Bullshit! None of the circumstances of the slaughter are anticipated by Mr. Cho's "plays." No guns are mentioned in either of his on-line plays, no college campus, no bicycle chains to lock his prospective victims in an engineering building--not a single detail of either work heralds the events of Monday morning. Whatever these plays might be expressing, in terms of Mr. Cho's mental state, is extremely incohate, and could not possibly be interpreted as a warning sign that he would, someday, in the not too distant future, go on a killing rampage.
As many of you know, I have worked with crazy people for most of my adult life. The crucial thing to understand about crazy people is that they often say things that are beyond interpretation. Whatever it is that they think they mean, usually means nothing to you, their sane, impartial interlocutor. "Do you happen to know the name of the cemetery Vincent Price is buried in in California?" I was once asked by a squirrelly, super-secretive client of mine when I was working in St. Vincent's Hospital. This question, when it was put to me, did sort of raise the hackles on the back of my neck, if only because it offered such a startlingly incisive glimpse into the nature of this particular client's delusion. But I did not alert the authorites (in anticipation of said client going to California in order to exhume Mr. Price's remains) because CRAZY PEOPLE SAY ALL MANNER OF MEANINGLESS SHIT! Asking me, in furtive whisper, if I knew where Vincent Price was buried didn't necessarily signal anything about anything. It was just a lot of weird bullshit, and I'm proud to report that I treated it as such--by pretending to ignore it.
"Richard McBeef" and "Mr. Brownstone" deserve, and continue to deserve, similarly dismissive treatment. They don't tell us anything about Mr. Cho other than he was a messed-up little guy, and God knows, the world is bulging at the seams with messed-up little guys. Just as it is beyond stupid to prosecute a war on terror or a war on drugs, it is even more wrongheaded to prosecute a war upon quiet, messed-up little guys. There isn't anything a civil, open society can do to protect itself against an individual's psychosis. Attempting to institute a well-meant "hug your local psycho" program might make us feel generally better about ourselves, but it won't do a thing in terms of staving off some poor loner's break with reality. Sorry, do-gooders, but craziness always trumps hugs and asking the weird guy if he wants to tag along with you and your friends.

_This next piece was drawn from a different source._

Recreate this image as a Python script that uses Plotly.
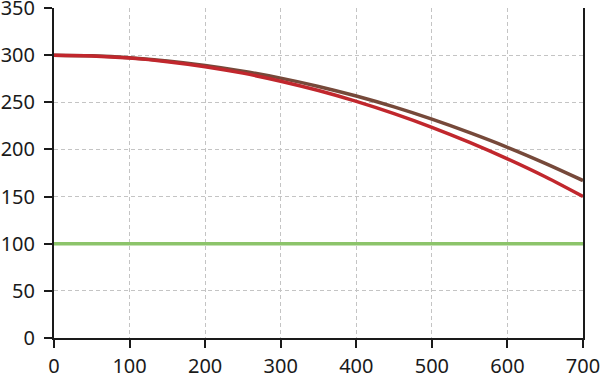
import plotly.graph_objects as go

x_vals = [0, 50, 100, 150, 200, 250, 300, 350, 400, 450, 500, 550, 600, 650, 700]
red_vals = [300, 299.2, 296.9, 293.1, 287.8, 280.9, 272.4, 262.5, 251.0, 238.0, 223.5, 207.5, 190.0, 171.0, 150.0]
brown_vals = [300, 299.3, 297.3, 293.9, 289.1, 283.0, 275.6, 266.8, 256.6, 245.1, 232.1, 217.8, 202.3, 185.3, 167.0]
green_x = [0, 700]
green_vals = [100, 100]

x_ticks = [0, 100, 200, 300, 400, 500, 600, 700]
y_ticks = [0, 50, 100, 150, 200, 250, 300, 350]

fig = go.Figure()
fig.add_trace(go.Scatter(x=green_x, y=green_vals, mode="lines",
                         line=dict(color="#8CC46A", width=3.5), showlegend=False))
fig.add_trace(go.Scatter(x=x_vals, y=brown_vals, mode="lines", line_shape="spline",
                         line=dict(color="#76493A", width=3.5), showlegend=False))
fig.add_trace(go.Scatter(x=x_vals, y=red_vals, mode="lines", line_shape="spline",
                         line=dict(color="#C1272D", width=3.5), showlegend=False))

axis_font = dict(family="Noto Sans", size=20, color="#1a1a1a")
fig.update_layout(
    width=600, height=377,
    margin=dict(l=54, r=17, t=8, b=39, autoexpand=False),
    paper_bgcolor="white", plot_bgcolor="white",
    xaxis=dict(range=[0, 700], tickvals=x_ticks, ticktext=[str(v) for v in x_ticks],
               showgrid=True, gridcolor="#c4c4c4", griddash="4px,3px", gridwidth=1.2,
               showline=True, linecolor="#1a1a1a", linewidth=2,
               ticks="outside", ticklen=8, tickwidth=2, tickcolor="#1a1a1a",
               tickfont=axis_font, zeroline=False, fixedrange=True, automargin=False,
               ticklabelstandoff=1, ticklabeloverflow="allow"),
    yaxis=dict(range=[0, 350], tickvals=y_ticks, ticktext=[str(v) for v in y_ticks],
               showgrid=True, gridcolor="#c4c4c4", griddash="4px,3px", gridwidth=1.2,
               showline=True, mirror=True, linecolor="#1a1a1a", linewidth=2,
               ticks="outside", ticklen=8, tickwidth=2, tickcolor="#1a1a1a",
               tickfont=axis_font, zeroline=False, fixedrange=True, automargin=False,
               ticklabelstandoff=5, ticklabeloverflow="allow"),
)
fig.write_html("out.html", config={"displayModeBar": False, "staticPlot": True},
               post_script="document.body.style.margin='0';document.body.style.padding='0';")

Crazy people are everywhere, and, perhaps regrettably, they will continue to be everywhere. The idea that the ramblings of crazy little guy roaming the world should prompt a police investigation is beyond stupid. The reality is, had Mr. Cho not had such easy, legal access to handguns, none of this would have happened. Insanity is not on trial here--unless you consider America's love affair with firearms insane. In short, if you want to prevent another rampage, you have to reverse the NRA's mantra: Guns do kill people. They just do.